▸ **Data segment**:

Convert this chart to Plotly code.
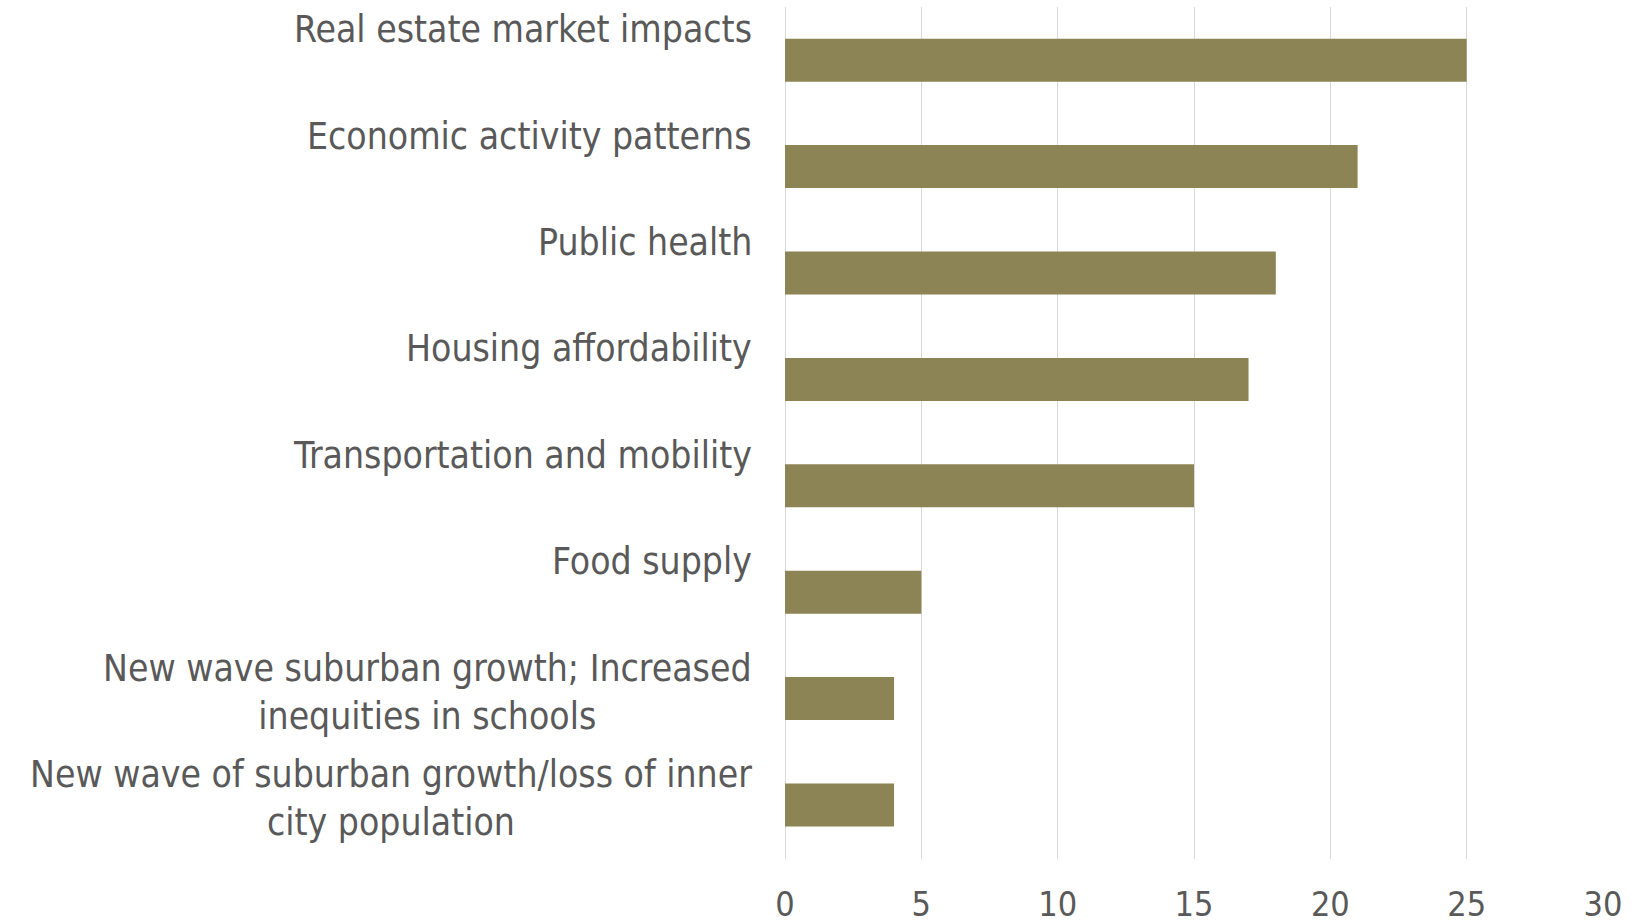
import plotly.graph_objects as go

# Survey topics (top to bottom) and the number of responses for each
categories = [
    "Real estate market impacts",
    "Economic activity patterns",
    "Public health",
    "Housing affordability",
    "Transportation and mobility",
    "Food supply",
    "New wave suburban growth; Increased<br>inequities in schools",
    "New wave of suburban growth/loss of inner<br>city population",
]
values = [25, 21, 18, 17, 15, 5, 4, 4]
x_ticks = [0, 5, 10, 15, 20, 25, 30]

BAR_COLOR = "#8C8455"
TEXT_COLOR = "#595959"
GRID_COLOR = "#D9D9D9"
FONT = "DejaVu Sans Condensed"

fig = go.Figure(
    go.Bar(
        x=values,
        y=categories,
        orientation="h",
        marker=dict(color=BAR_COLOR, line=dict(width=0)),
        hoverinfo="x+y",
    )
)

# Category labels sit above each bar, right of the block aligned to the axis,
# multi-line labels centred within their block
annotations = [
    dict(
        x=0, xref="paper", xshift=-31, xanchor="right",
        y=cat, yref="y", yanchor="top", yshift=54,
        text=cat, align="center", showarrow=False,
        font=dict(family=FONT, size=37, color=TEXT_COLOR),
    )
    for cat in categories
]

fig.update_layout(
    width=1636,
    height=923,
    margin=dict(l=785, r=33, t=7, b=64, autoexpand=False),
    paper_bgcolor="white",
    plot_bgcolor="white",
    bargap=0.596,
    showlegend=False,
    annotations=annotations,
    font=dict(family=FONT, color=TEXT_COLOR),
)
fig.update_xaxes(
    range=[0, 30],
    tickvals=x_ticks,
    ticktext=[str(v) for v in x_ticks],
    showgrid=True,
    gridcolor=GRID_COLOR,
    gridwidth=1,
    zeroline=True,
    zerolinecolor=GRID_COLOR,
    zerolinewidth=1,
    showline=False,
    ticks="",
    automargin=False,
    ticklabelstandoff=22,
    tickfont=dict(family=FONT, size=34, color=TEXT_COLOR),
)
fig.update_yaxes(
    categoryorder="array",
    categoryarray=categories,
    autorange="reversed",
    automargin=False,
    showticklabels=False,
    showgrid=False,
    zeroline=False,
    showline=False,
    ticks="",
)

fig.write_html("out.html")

▸ **Work required**: Repeat the listing above from its first line through the line that contains "x_ticks = [0, 5, 10, 15, 20, 25, 30]", both included, and nothing more. Drop the pictures.

▸ **Response for this exercise**:
Convert this chart to Plotly code.
import plotly.graph_objects as go

# Survey topics (top to bottom) and the number of responses for each
categories = [
    "Real estate market impacts",
    "Economic activity patterns",
    "Public health",
    "Housing affordability",
    "Transportation and mobility",
    "Food supply",
    "New wave suburban growth; Increased<br>inequities in schools",
    "New wave of suburban growth/loss of inner<br>city population",
]
values = [25, 21, 18, 17, 15, 5, 4, 4]
x_ticks = [0, 5, 10, 15, 20, 25, 30]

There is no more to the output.